L’innovation, la résolution de problèmes complexes et la culture d’entreprise n’expliqueraient pas totalement la volonté des banques de donner l’exemple en demandant à leurs employés de revenir travailler au bureau.

Des signes précoces de détérioration de la qualité du crédit sont observés dans les portefeuilles de prêts immobiliers commerciaux des banques, lit-on dans un rapport publié cette semaine par la Banque Nationale.

L’exposition aux espaces de bureau devient la principale source d’inquiétude des investisseurs, est-il souligné. Le risque à la baisse pour les profits est même jugé important par l’analyste et auteur du rapport Gabriel Dechaine.

D’après cet expert, l’exposition de la Banque Royale à l’immobilier commercial est assurément une motivation poussant la plus grande institution financière au pays à demander à ses employés de revenir travailler au bureau trois ou quatre jours par semaine ce printemps.

« Bien sûr que oui », dit Gabriel Dechaine en entrevue téléphonique.

Les banques – pas seulement la Royale – sont locataires des édifices où leurs employés travaillent. Elles prêtent aussi de l’argent à des investisseurs comme des caisses de retraite qui détiennent ces immeubles. Réduire le risque est une motivation, car si le retour en présentiel ne se fait pas en nombre suffisant, la valeur des immeubles souffrira.

Gabriel Dechaine, auteur du rapport

Gabriel Dechaine soutient que la Banque Royale est la plus exposée aux immeubles de bureau avec près de 20 % de son portefeuille de prêts commerciaux y étant associé. La Banque de Montréal, la Banque TD et la Banque Nationale ont de leur côté environ 10 % de leurs prêts immobiliers commerciaux exposés aux espaces de bureau, précise-t-il.

Faibles taux d’occupation

Les risques liés à l’immobilier commercial sont dans le collimateur des investisseurs depuis le début de la pandémie. Ils se sont toutefois intensifiés dans les derniers mois, alors que les taux d’occupation des bureaux dans les grands centres urbains oscillent autour de 50 % (voire moins sur certains marchés), souligne Gabriel Dechaine.

Le risque à la baisse pour les profits des banques est important, selon lui. « Pourrions-nous assister à un ralentissement modeste, comme celui de la crise financière qui se traduirait par une baisse à un chiffre du bénéfice par action ? Ou pourrions-nous assister à un ralentissement sévère, comme au début des années 1990, qui se traduirait par une baisse potentielle des profits par action supérieure à 25 % ? »

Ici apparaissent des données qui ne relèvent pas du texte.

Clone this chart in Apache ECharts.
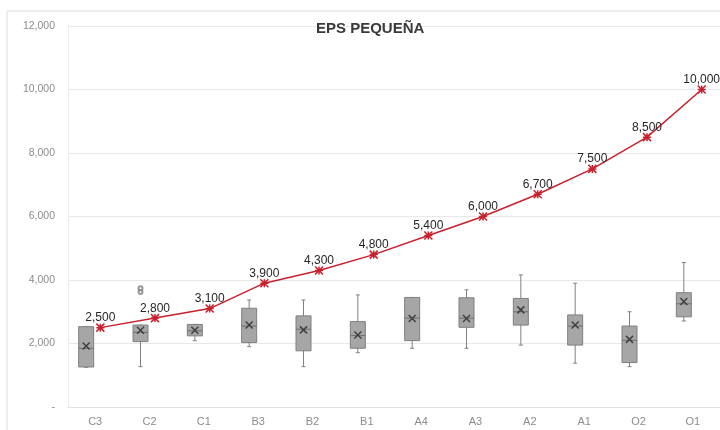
<!DOCTYPE html>
<html>
<head>
<meta charset="utf-8">
<script src="https://cdn.jsdelivr.net/npm/echarts@6/dist/echarts.min.js"></script>
<style>
  html, body { margin: 0; padding: 0; background: #fff; }
  #chart { width: 720px; height: 430px; }
</style>
</head>
<body>
<div id="chart"></div>
<script>
// categories and values
var categories = ['C3', 'C2', 'C1', 'B3', 'B2', 'B1', 'A4', 'A3', 'A2', 'A1', 'O2', 'O1'];
var lineValues = [2500, 2800, 3100, 3900, 4300, 4800, 5400, 6000, 6700, 7500, 8500, 10000];

var boxMin    = [1250, 1270, 2090, 1900, 1270, 1710, 1850, 1850, 1950, 1380, 1270, 2710];
var boxQ1     = [1260, 2060, 2240, 2030, 1770, 1850, 2090, 2510, 2580, 1950, 1400, 2840];
var boxMedian = [1850, 2350, 2400, 2550, 2450, 2250, 2800, 2800, 3000, 2550, 2100, 3250];
var boxQ3     = [2530, 2580, 2600, 3110, 2870, 2690, 3450, 3440, 3420, 2900, 2550, 3600];
var boxMax    = [2530, 2580, 2600, 3370, 3370, 3530, 3450, 3690, 4160, 3900, 3000, 4550];
var boxMean   = [1920, 2420, 2420, 2580, 2430, 2270, 2790, 2790, 3060, 2580, 2130, 3320];

var outliers = [['C2', 3620], ['C2', 3740]];

var yTicks = { min: 0, max: 12000, interval: 2000 };

var BOX_SHIFT = -9;
var BOX_HALF = 7.5;

var boxData = [];
for (var i = 0; i < categories.length; i++) {
    boxData.push([i, boxMin[i], boxQ1[i], boxMedian[i], boxQ3[i], boxMax[i], boxMean[i]]);
}
// the line sits on its own index axis, a little right of the boxes as in the picture
var lineData = lineValues.map(function (v, k) { return [k, v]; });

function fmt(v) {
    return v === 0 ? '-' : v.toLocaleString('en-US');
}

function renderBox(params, api) {
    var i = api.value(0);
    var lo = api.coord([i, api.value(1)]);
    var q1 = api.coord([i, api.value(2)]);
    var md = api.coord([i, api.value(3)]);
    var q3 = api.coord([i, api.value(4)]);
    var hi = api.coord([i, api.value(5)]);
    var mn = api.coord([i, api.value(6)]);
    var x = lo[0] + BOX_SHIFT;
    var hw = BOX_HALF;
    var ls = { stroke: '#808080', lineWidth: 1 };
    var xs = 3.5;
    return {
        type: 'group',
        children: [
            { type: 'line', shape: { x1: x, y1: hi[1], x2: x, y2: lo[1] }, style: ls },
            { type: 'line', shape: { x1: x - 2, y1: hi[1], x2: x + 2, y2: hi[1] }, style: ls },
            { type: 'line', shape: { x1: x - 2, y1: lo[1], x2: x + 2, y2: lo[1] }, style: ls },
            { type: 'rect', shape: { x: x - hw, y: q3[1], width: hw * 2, height: q1[1] - q3[1] },
              style: { fill: '#a6a6a6', stroke: '#7f7f7f', lineWidth: 1 } },
            { type: 'line', shape: { x1: x - hw, y1: md[1], x2: x + hw, y2: md[1] },
              style: { stroke: '#6e6e6e', lineWidth: 1 } },
            { type: 'line', shape: { x1: x - xs, y1: mn[1] - xs, x2: x + xs, y2: mn[1] + xs },
              style: { stroke: '#404040', lineWidth: 1.5 } },
            { type: 'line', shape: { x1: x - xs, y1: mn[1] + xs, x2: x + xs, y2: mn[1] - xs },
              style: { stroke: '#404040', lineWidth: 1.5 } }
        ]
    };
}

var chart = echarts.init(document.getElementById('chart'));

var option = {
    animation: false,
    backgroundColor: '#fff',
    title: {
        text: 'EPS PEQUEÑA',
        left: 311,
        top: 16,
        textStyle: { fontFamily: 'Liberation Sans', fontSize: 15, fontWeight: 'bold', color: '#3a3a3a' }
    },
    graphic: [{
        type: 'rect',
        shape: { x: 7, y: 11, width: 730, height: 440 },
        style: { fill: 'none', stroke: '#dcdcdc', lineWidth: 1 },
        silent: true
    }],
    grid: [
        { left: 68, right: 0, top: 26, bottom: 23 },
        { left: 73, right: 0, top: 26, bottom: 23 }
    ],
    xAxis: [{
        type: 'category',
        gridIndex: 0,
        data: categories,
        axisLine: { lineStyle: { color: '#e3e3e3' } },
        axisTick: { show: false },
        axisLabel: { color: '#8c8c8c', fontSize: 11, fontFamily: 'Liberation Sans', margin: 9 }
    }, {
        type: 'value',
        gridIndex: 1,
        min: -0.5,
        max: 11.335,
        show: false
    }],
    yAxis: [{
        type: 'value',
        gridIndex: 0,
        min: yTicks.min,
        max: yTicks.max,
        interval: yTicks.interval,
        axisLine: { show: true, lineStyle: { color: '#ececec' } },
        axisTick: { show: false },
        splitLine: { lineStyle: { color: '#e8e8e8' } },
        axisLabel: { color: '#8c8c8c', fontSize: 10.5, fontFamily: 'Liberation Sans', margin: 13, formatter: fmt }
    }, {
        type: 'value',
        gridIndex: 1,
        min: yTicks.min,
        max: yTicks.max,
        show: false
    }],
    series: [{
        type: 'custom',
        xAxisIndex: 0,
        yAxisIndex: 0,
        renderItem: renderBox,
        encode: { x: 0, y: [1, 2, 3, 4, 5, 6] },
        data: boxData,
        z: 2
    }, {
        type: 'scatter',
        xAxisIndex: 0,
        yAxisIndex: 0,
        symbol: 'emptyCircle',
        symbolSize: 4,
        symbolOffset: [BOX_SHIFT, 0],
        itemStyle: { color: '#7f7f7f' },
        data: outliers
    }, {
        type: 'line',
        xAxisIndex: 1,
        yAxisIndex: 1,
        data: lineData,
        z: 5,
        clip: false,
        lineStyle: { color: '#c8202c', width: 1.5 },
        symbol: 'path://M0,0L10,10M10,0L0,10M5,0L5,10M0,5L10,5',
        symbolSize: 8,
        itemStyle: { color: '#c8202c', borderColor: '#c8202c', borderWidth: 1.5 },
        label: {
            show: true,
            position: 'top',
            distance: -1,
            color: '#262626',
            fontSize: 12,
            fontFamily: 'Liberation Sans',
            formatter: function (p) { return fmt(p.value[1]); }
        }
    }]
};

chart.setOption(option);
</script>
</body>
</html>
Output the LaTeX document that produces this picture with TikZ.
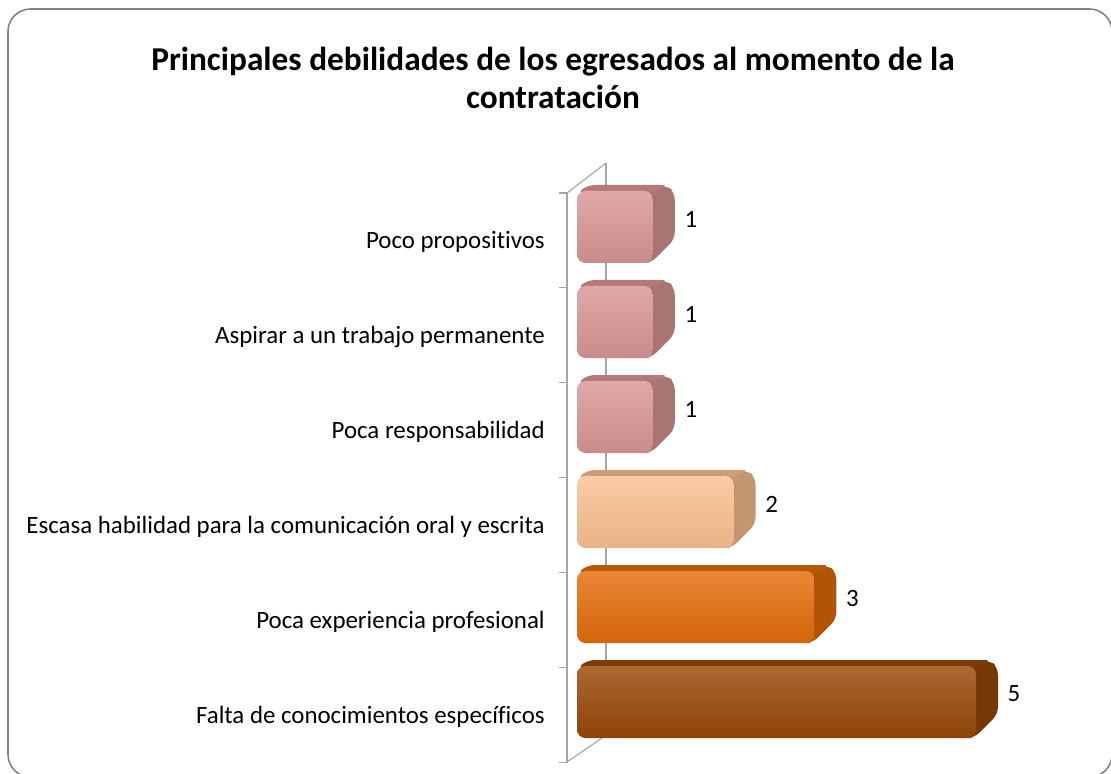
\documentclass[tikz,border=0pt]{standalone}
\usepackage{fontspec}
\setmainfont{Carlito}[Ligatures=NoCommon]
\usepackage{xcolor}
\usepackage{tikz}
\usetikzlibrary{positioning}

\definecolor{barpink}{RGB}{217,150,148}
\definecolor{barpeach}{RGB}{250,192,144}
\definecolor{barorange}{RGB}{228,108,10}
\definecolor{barbrown}{RGB}{152,72,7}
\definecolor{axisgray}{RGB}{165,165,165}
\definecolor{framegray}{RGB}{128,128,128}

\tikzset{
  labeltext/.style={anchor=east, inner sep=0pt, font=\fontsize{17.7}{20}\selectfont},
  valtext/.style={inner sep=0pt, font=\fontsize{17.7}{20}\selectfont},
  titletext/.style={align=center, font=\bfseries\fontsize{23.7}{27}\selectfont}
}

\begin{document}
\begin{tikzpicture}[x=0.025cm, y=-0.025cm]

\useasboundingbox (0,0) rectangle (1111,774);
\clip (0,0) rectangle (1111,774);

% Outer frame of the chart
\draw[framegray, line width=1.1pt, rounded corners=16pt] (8,9) rectangle (1112,777);

% Title
\node[titletext] (title) at (553,78) {Principales debilidades de los egresados al momento de la\\contratación};

% Axis walls (back line first, bars cover it)
\def\axisx{567}
\def\backx{606}
\draw[axisgray, line width=0.8pt] (\backx,163) -- (\backx,738);
\draw[axisgray, line width=0.8pt] (\axisx,193) -- (\backx,163);
\draw[axisgray, line width=0.8pt] (\axisx,762) -- (602,738);
\draw[axisgray, line width=0.8pt] (\axisx,193) -- (\axisx,763);
\foreach \k in {0,1,...,6} {
    \pgfmathsetmacro{\ty}{193 + \k*94.9}
    \draw[axisgray, line width=0.8pt] (559,\ty) -- (\axisx,\ty);
}

% Bars, top to bottom: index/value/colour/label
\foreach \i/\val/\col/\txt in {
    0/1/barpink/Poco propositivos,
    1/1/barpink/Aspirar a un trabajo permanente,
    2/1/barpink/Poca responsabilidad,
    3/2/barpeach/Escasa habilidad para la comunicación oral y escrita,
    4/3/barorange/Poca experiencia profesional,
    5/5/barbrown/Falta de conocimientos específicos} {
    \pgfmathsetmacro{\ytop}{185 + \i*95}
    \pgfmathsetmacro{\ybot}{\ytop + 78}
    \pgfmathsetmacro{\xr}{594 + \val*80.8}
    \pgfmathsetmacro{\xf}{\xr - 24}

    % side face
    \fill[\col!78!black, rounded corners=5pt] (\xf-8,\ytop+6) -- (\xr-8,\ytop) -- (\xr,\ytop+8) -- (\xr,\ybot-24) -- (\xf,\ybot) -- (\xf-8,\ybot) -- cycle;
    % top face
    \fill[\col!82!black, rounded corners=5pt] (577,\ytop+8) -- (588,\ytop) -- (\xr-6,\ytop) -- (\xf,\ytop+8) -- cycle;
    % front face
    \shade[top color=\col!82!white, middle color=\col, bottom color=\col!93!black, rounded corners=6pt] (577,\ytop+6) rectangle (\xf+2,\ybot);

    \node[labeltext] (lbl\i) at (545, 242+\i*95) {\txt};
    \node[valtext] (val\i) at (\xr+16, \ytop+34) {\val};
}

\end{tikzpicture}
\end{document}
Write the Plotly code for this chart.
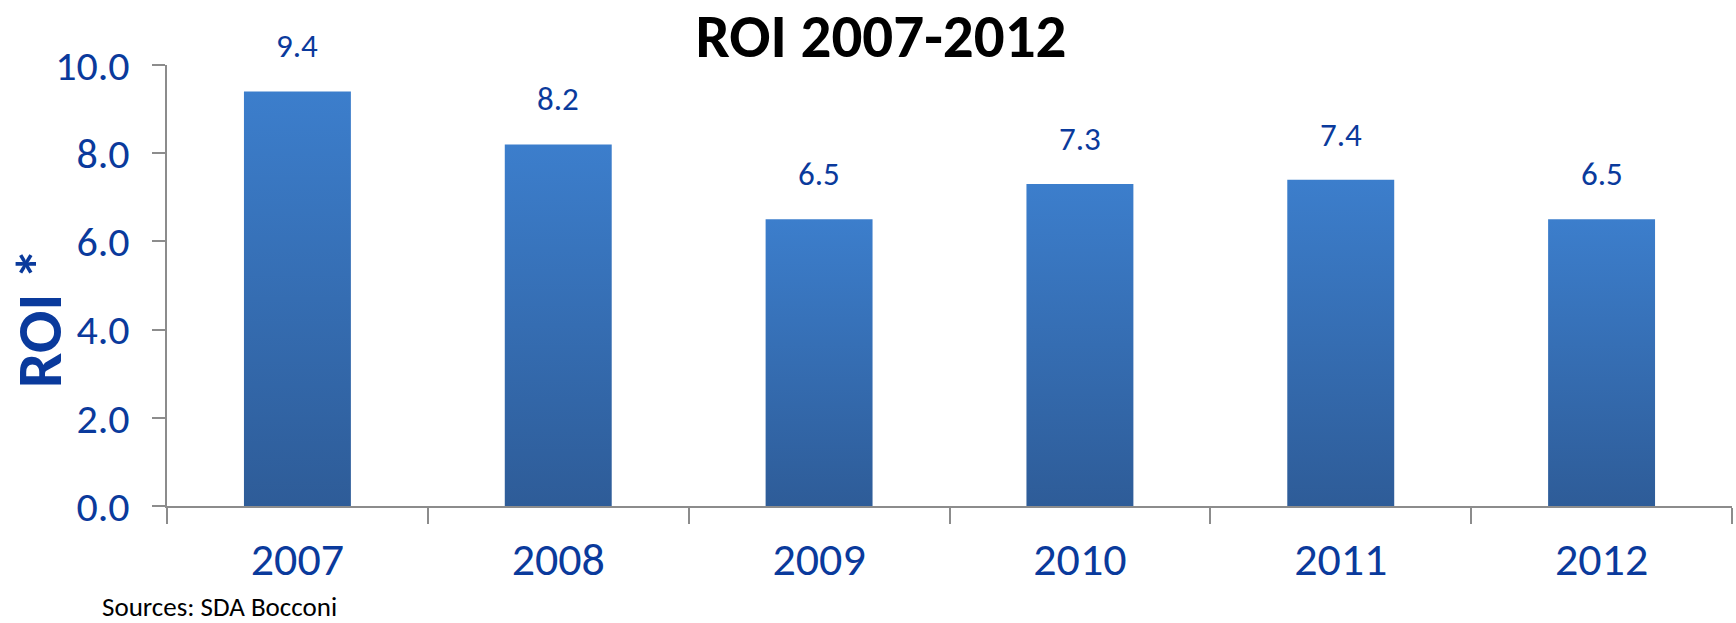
import plotly.graph_objects as go

# ROI per year
years = ["2007", "2008", "2009", "2010", "2011", "2012"]
roi = [9.4, 8.2, 6.5, 7.3, 7.4, 6.5]
y_ticks = [0, 2, 4, 6, 8, 10]

FONT = "Calibri, Carlito, Lato, sans-serif"
BLUE_TEXT = "#0A3A9C"
AXIS_GREY = "#8C8C8C"
BAR_W = 0.41

PLOT_L, PLOT_R, PLOT_T, PLOT_B = 167, 1732, 65, 506
PLOT_W, PLOT_H = PLOT_R - PLOT_L, PLOT_B - PLOT_T

fig = go.Figure()

# Each column is a filled polygon so it can carry a vertical gradient
for i, (yr, v) in enumerate(zip(years, roi)):
    x0, x1 = i - BAR_W / 2, i + BAR_W / 2
    fig.add_trace(go.Scatter(
        x=[x0, x1, x1, x0, x0],
        y=[0, 0, v, v, 0],
        mode="lines",
        line=dict(width=0),
        fill="toself",
        fillgradient=dict(
            type="vertical",
            colorscale=[[0, "#2E5C98"], [1, "#3C7ECC"]],
        ),
        name=yr,
        hoverinfo="skip",
        showlegend=False,
    ))
    fig.add_annotation(
        x=i, y=v, text=f"{v:.1f}", showarrow=False,
        yshift=45, yanchor="middle",
        font=dict(family=FONT, size=33, color=BLUE_TEXT),
    )

# Vertical axis title
fig.add_annotation(
    xref="paper", yref="paper",
    x=(39 - PLOT_L) / PLOT_W, y=(PLOT_B - 318) / PLOT_H,
    xanchor="center", yanchor="middle", showarrow=False,
    text="<b>ROI *</b>", textangle=-90,
    font=dict(family=FONT, size=63, color=BLUE_TEXT),
)

# Source note
fig.add_annotation(
    xref="paper", yref="paper",
    x=(100 - PLOT_L) / PLOT_W, y=-(606 - PLOT_B) / PLOT_H,
    xanchor="left", yanchor="middle", showarrow=False,
    text="Sources: SDA Bocconi",
    font=dict(family=FONT, size=27, color="#000000"),
)

fig.update_layout(
    width=1736, height=623,
    margin=dict(l=PLOT_L, r=1736 - PLOT_R, t=PLOT_T, b=623 - PLOT_B),
    plot_bgcolor="white", paper_bgcolor="white",
    title=dict(
        text="<b>ROI 2007-2012</b>",
        x=881 / 1736, xanchor="center",
        y=1 - 36 / 623, yanchor="middle", yref="container",
        font=dict(family=FONT, size=61, color="#000000"),
    ),
    xaxis=dict(
        range=[-0.5, len(years) - 0.5],
        tickvals=list(range(len(years))), ticktext=years,
        ticks="", ticklabelstandoff=12,
        tickfont=dict(family=FONT, size=46, color=BLUE_TEXT),
        showgrid=False, zeroline=False,
        showline=True, linecolor=AXIS_GREY, linewidth=2,
        minor=dict(
            tickvals=[k - 0.5 for k in range(len(years) + 1)],
            ticks="outside", ticklen=16, tickwidth=2, tickcolor=AXIS_GREY,
            showgrid=False,
        ),
    ),
    yaxis=dict(
        range=[0, 10],
        tickvals=y_ticks, tickformat=".1f",
        ticks="outside", ticklen=13, tickwidth=2, tickcolor=AXIS_GREY,
        ticklabelstandoff=14,
        tickfont=dict(family=FONT, size=42, color=BLUE_TEXT),
        showgrid=False, zeroline=False,
        showline=True, linecolor=AXIS_GREY, linewidth=2,
    ),
)

fig.write_html("out.html")
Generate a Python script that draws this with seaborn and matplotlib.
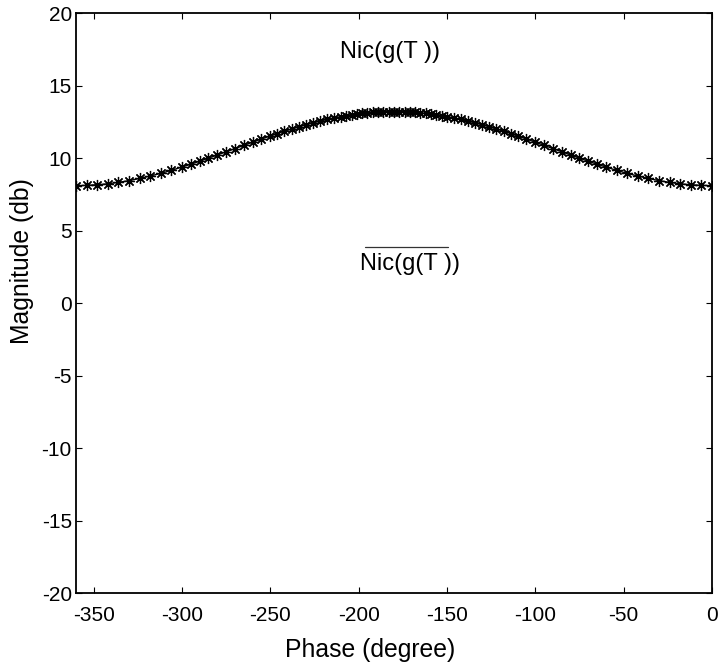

Compte tenu de ce contexte et des turbulences dans le secteur bancaire régional aux États-Unis qui pourraient déclencher une récession, les investisseurs risquent de maintenir une attitude prudente à l’égard des six grandes banques canadiennes.

Bien qu’il admette de son propre aveu qu’il ne faut pas sombrer dans l’exagération, Gabriel Dechaine souligne que des problèmes peuvent se développer dans une ville qui reste vide trop longtemps, et que s’il était maire d’une grande ville, il ferait tout pour éviter une catastrophe comme celle vécue par Detroit. Cette ville du Michigan a déclaré faillite il y a une dizaine d’années après un long exode de résidants et d’entreprises vers la banlieue.

Le mois dernier, le PDG de la Banque Nationale s’était dit inquiet pour la vitalité du centre-ville de Montréal. Un meilleur équilibre est à son avis requis entre le travail au bureau et à la maison. « Si les gens reviennent au centre-ville pour travailler en moyenne 80 % du temps, ça va être mieux à long terme », disait Laurent Ferreira.

Lisez « Le patron de Banque Nationale s’inquiète pour le futur du centre-ville »

La Banque Nationale maintient pour l’instant ses lignes directrices en matière de télétravail qui demandent aux employés de revenir passer un minimum de 40 % de leur temps de travail au bureau. Les employés de l’institution financière montréalaise s’apprêtent à déménager dans deux mois dans le nouveau siège social de la banque, un bâtiment de 40 étages fraîchement érigé à l’angle de la rue Saint-Jacques et du boulevard Robert-Bourassa.

Il n’a pas été possible d’obtenir une réaction ou un commentaire de la part de la direction de la Banque Royale. Nos questions sont demeurées sans réponse.

La Banque Royale est la plus grande banque au Canada, mais aussi la plus grande entreprise au pays avec une valeur boursière dépassant les 180 milliards de dollars.